After reading a few posts about lackluster Charter experiences, I'd like to ask "What is your favorite Charter(s) boats?" 

Mine are: 
-Hallelujah (Teaches Lair - Hatteras Island). Been out three times w/ Capt. Doug and we caught our limit every time. He works hard
-Citation (Hatteras Harbor - Hatteras Island). Capt. Fred doesn't say much, but we always caught a nice amount of Sails, Wahoo and Mahi.
-Sea Creature (Teaches Lair - Hatteras Island) Capt. Creach is a nice guy and we got a butt load of Wahoo on his boat. 

What's your thoughts??


----------



## baitslingin (Jul 31, 2005)

HOOKED UP captain Louis Glasor outa Taylors Landing in Norfolk.

you da man Louis


----------



## TreednNC (Jul 1, 2005)

SkunkApe said:


> After reading a few posts about lackluster Charter experiences, I'd like to ask "What is your favorite Charter(s) boats?"
> 
> Mine are:
> -Hallelujah (Teaches Lair - Hatteras Island).
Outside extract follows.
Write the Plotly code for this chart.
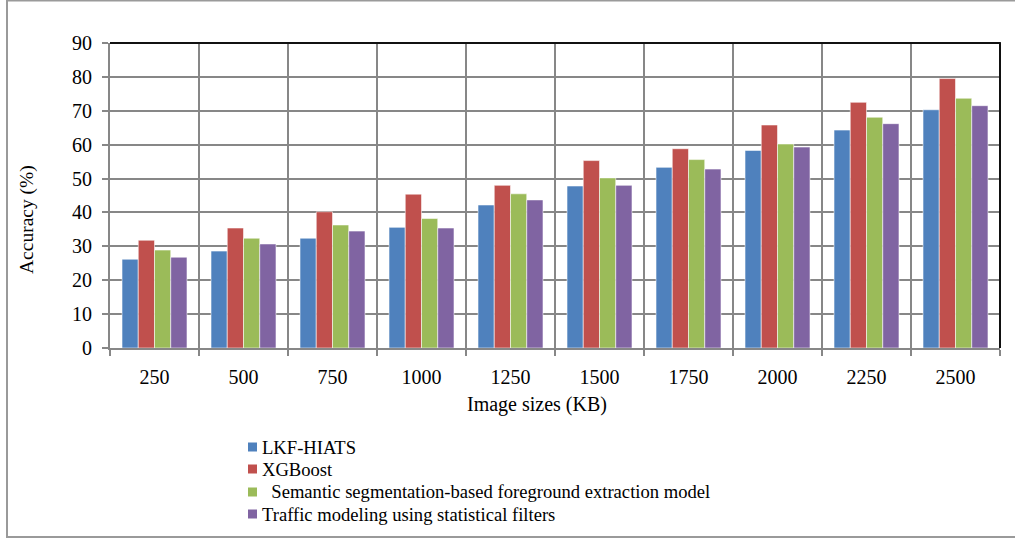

Been out three times w/ Capt. Doug and we caught our limit every time. He works hard
> ...



Ill second the Sea Creature.


----------



## Sea2aeS (Jan 7, 2005)

Miss Hatteras (Odens Dock) Spurgeon always finds 
the fish no matter what.

Hang-On (Hatteras Harbor) Steve Gwin. Loves chasin cobia


----------



## SkunkApe (Dec 9, 2006)

Hey.
I forgot to throw in the SeaBear. Capt. Eddie don't take no cussin', but will put you on the Brown Suits!! Just look for the rays and 3 Cobia will be right behind 'em.


----------



## rgking03 (Mar 20, 2005)

Fav's:
Tunawahoo
CockRobin
Gambler
Hooked Up 1&2
Everyone at Canyon River Club in Point Pleasant.

Least:
Not to many really dont want to get anyone upset since i do work in the charter business..


----------



## brandonmc (May 24, 2007)

The Godspeed is a good one too.


----------



## Capt.Skid (Mar 12, 2006)

My Pick Is The Marlin Mania out of Teachs Lair- Hatteras Village-- Jim Bowman will work his a$$ of for his party.

Capt.Skid


----------



## cobiadude33 (Aug 12, 2007)

My favorite is Samana Charters-Jupiter FL.

Will put you on bottomfish as good as anyone. Also great for when the nice kings are running.


----------